STATED EXERCISE -
Everything from the first line of the data below through the line that contains "plt.rcParams['font.family'] = ['Liberation" should be written out exactly, please, and nothing more; the pictures stay out.

DATA SEGMENT -
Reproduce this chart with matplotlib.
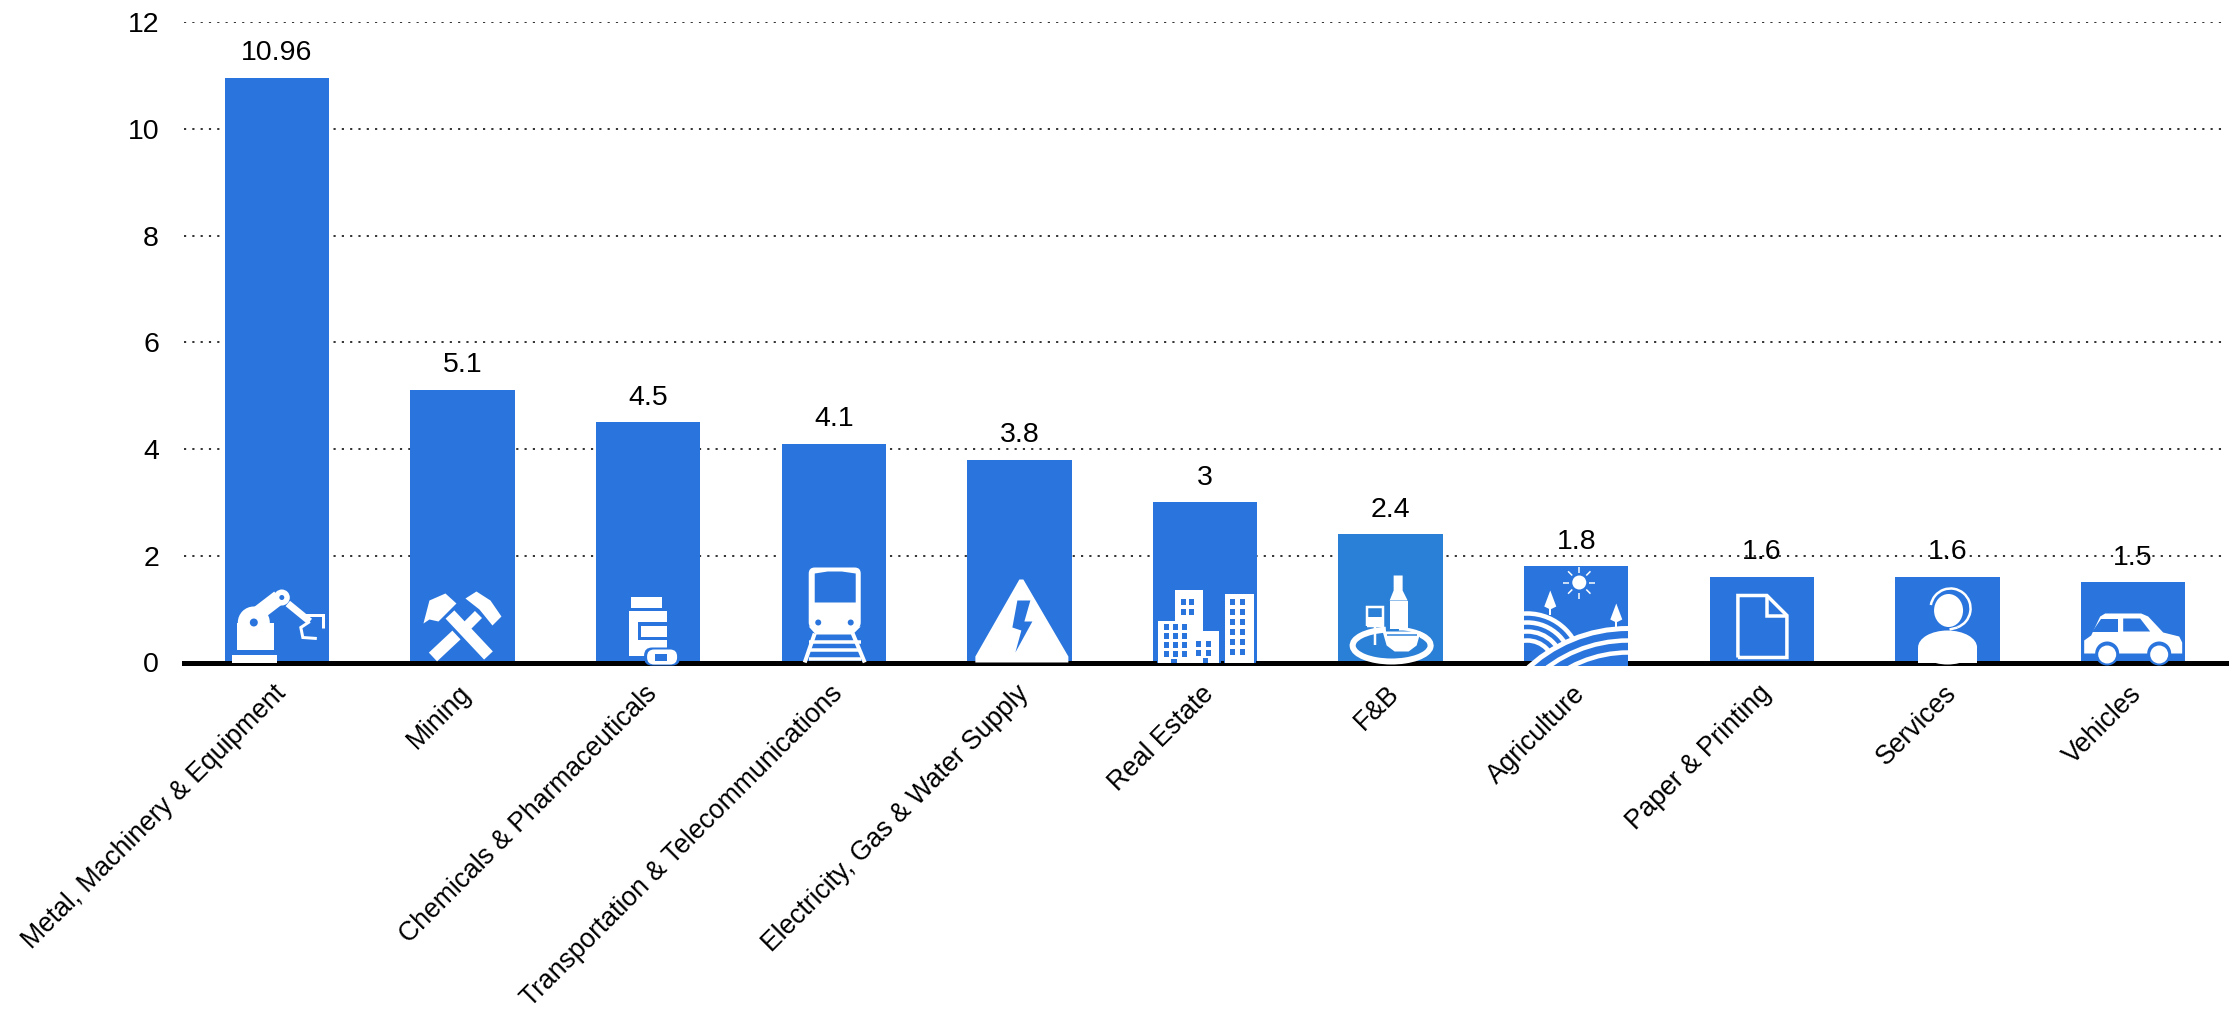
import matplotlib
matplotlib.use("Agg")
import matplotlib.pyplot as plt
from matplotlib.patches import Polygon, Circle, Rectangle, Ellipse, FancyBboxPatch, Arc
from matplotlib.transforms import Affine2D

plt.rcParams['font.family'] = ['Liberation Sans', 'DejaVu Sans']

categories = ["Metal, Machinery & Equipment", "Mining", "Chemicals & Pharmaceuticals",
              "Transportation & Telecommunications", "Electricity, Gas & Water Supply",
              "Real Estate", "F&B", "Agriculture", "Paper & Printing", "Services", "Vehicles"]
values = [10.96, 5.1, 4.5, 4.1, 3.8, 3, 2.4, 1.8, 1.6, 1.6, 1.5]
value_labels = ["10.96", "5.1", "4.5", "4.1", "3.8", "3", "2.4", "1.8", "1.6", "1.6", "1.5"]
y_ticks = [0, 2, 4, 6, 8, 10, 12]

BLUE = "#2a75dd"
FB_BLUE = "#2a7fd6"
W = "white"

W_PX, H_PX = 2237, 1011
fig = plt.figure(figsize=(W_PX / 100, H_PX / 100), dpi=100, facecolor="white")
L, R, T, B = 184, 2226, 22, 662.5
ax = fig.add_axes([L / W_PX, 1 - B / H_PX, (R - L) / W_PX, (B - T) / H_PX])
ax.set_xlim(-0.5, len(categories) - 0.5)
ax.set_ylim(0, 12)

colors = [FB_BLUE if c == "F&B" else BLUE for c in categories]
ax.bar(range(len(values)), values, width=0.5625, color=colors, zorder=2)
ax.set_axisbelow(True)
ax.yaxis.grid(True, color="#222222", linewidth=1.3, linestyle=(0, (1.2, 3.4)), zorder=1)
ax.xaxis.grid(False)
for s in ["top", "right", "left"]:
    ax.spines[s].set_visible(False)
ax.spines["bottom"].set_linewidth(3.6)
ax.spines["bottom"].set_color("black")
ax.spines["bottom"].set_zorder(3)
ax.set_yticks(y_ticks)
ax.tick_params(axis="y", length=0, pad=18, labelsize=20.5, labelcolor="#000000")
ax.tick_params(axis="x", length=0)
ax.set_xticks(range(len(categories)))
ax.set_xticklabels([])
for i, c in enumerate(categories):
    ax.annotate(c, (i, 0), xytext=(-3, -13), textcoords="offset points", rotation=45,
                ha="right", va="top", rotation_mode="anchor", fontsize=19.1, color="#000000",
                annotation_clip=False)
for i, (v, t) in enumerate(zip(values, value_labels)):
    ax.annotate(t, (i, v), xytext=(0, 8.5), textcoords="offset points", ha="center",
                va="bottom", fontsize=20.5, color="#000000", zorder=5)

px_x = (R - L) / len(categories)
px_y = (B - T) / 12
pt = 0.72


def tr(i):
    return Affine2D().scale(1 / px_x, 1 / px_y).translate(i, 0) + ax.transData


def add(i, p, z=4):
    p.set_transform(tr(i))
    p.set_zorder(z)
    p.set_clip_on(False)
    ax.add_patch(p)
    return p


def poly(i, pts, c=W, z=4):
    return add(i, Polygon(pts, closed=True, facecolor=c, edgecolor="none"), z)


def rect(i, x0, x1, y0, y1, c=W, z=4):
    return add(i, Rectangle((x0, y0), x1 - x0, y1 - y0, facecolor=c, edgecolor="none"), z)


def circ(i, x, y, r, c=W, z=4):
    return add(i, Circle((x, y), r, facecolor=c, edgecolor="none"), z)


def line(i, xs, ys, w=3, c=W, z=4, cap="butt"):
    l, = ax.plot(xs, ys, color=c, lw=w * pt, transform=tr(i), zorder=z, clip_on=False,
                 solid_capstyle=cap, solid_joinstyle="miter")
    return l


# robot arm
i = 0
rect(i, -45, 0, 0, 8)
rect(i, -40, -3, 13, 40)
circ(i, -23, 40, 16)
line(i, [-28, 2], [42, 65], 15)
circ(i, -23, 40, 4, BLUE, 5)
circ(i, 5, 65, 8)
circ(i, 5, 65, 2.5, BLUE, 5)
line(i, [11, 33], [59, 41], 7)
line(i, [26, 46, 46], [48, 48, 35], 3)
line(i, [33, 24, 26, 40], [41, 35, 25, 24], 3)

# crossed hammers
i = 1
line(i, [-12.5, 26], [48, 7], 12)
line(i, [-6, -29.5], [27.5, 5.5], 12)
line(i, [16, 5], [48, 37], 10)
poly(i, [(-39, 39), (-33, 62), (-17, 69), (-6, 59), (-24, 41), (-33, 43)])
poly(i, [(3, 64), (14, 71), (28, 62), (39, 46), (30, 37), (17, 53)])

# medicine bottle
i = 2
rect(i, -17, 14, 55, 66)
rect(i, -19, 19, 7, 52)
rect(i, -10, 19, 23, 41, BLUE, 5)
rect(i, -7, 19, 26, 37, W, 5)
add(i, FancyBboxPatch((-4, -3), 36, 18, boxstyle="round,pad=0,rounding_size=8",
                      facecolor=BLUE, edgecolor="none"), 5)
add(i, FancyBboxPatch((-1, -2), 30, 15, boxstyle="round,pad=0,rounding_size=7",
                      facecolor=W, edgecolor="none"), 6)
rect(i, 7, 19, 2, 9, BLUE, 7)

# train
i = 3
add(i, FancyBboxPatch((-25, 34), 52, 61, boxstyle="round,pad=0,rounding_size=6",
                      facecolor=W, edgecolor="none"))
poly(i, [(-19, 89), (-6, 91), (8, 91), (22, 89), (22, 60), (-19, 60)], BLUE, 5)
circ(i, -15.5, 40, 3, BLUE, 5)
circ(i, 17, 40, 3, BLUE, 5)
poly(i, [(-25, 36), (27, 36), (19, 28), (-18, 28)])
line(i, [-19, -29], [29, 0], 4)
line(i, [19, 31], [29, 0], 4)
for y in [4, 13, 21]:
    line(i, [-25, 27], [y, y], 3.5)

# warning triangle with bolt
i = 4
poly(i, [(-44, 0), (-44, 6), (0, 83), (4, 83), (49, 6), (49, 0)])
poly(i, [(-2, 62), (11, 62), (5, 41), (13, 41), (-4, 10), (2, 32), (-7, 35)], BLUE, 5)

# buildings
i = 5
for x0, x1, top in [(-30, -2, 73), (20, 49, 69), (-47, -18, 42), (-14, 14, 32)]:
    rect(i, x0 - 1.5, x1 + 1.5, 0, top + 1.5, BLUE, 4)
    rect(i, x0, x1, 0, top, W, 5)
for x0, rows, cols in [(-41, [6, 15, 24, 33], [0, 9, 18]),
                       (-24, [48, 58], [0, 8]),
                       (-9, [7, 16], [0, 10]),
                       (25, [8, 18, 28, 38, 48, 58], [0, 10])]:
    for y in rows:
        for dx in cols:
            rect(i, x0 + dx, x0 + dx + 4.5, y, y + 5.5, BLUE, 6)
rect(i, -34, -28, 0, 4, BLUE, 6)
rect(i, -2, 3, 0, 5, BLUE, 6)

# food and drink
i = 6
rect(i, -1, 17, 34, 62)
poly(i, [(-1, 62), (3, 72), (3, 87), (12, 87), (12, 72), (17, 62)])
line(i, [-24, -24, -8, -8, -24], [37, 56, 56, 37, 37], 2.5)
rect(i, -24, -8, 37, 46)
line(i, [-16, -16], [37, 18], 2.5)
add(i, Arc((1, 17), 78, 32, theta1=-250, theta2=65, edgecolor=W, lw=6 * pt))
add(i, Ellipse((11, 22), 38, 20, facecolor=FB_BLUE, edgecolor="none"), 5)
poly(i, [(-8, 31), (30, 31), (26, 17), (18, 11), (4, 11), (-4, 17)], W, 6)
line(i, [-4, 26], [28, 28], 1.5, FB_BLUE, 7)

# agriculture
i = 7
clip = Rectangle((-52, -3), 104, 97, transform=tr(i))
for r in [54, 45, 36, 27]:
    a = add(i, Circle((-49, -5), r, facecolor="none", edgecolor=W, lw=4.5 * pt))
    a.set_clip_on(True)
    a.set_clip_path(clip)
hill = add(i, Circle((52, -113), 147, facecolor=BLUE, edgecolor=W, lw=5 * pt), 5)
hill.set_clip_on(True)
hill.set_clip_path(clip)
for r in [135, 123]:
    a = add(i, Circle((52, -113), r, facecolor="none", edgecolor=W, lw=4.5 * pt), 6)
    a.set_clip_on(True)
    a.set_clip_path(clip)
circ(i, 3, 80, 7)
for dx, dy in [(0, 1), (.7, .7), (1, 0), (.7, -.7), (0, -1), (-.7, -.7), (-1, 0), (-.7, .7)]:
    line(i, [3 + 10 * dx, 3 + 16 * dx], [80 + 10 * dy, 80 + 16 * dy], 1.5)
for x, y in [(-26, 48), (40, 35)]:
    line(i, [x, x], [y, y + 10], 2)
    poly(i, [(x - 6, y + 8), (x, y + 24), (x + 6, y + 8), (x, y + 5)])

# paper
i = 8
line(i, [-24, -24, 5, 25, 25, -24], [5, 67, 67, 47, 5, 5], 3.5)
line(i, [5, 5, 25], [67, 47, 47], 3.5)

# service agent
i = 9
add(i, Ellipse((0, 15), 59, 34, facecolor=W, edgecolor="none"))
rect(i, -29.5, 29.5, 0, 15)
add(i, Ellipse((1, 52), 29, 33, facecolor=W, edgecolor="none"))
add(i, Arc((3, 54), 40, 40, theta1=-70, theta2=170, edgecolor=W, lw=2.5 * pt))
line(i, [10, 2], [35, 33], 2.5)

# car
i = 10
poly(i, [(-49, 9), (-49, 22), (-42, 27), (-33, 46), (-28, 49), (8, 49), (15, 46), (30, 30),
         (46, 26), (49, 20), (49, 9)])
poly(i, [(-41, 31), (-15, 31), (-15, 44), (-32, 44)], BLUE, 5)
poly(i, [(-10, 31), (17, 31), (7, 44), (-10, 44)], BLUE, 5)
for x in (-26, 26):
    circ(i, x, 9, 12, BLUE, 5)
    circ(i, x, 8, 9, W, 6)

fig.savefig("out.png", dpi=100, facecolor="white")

EXPECTED ANSWER -
Reproduce this chart with matplotlib.
import matplotlib
matplotlib.use("Agg")
import matplotlib.pyplot as plt
from matplotlib.patches import Polygon, Circle, Rectangle, Ellipse, FancyBboxPatch, Arc
from matplotlib.transforms import Affine2D

plt.rcParams['font.family'] = ['Liberation Sans', 'DejaVu Sans']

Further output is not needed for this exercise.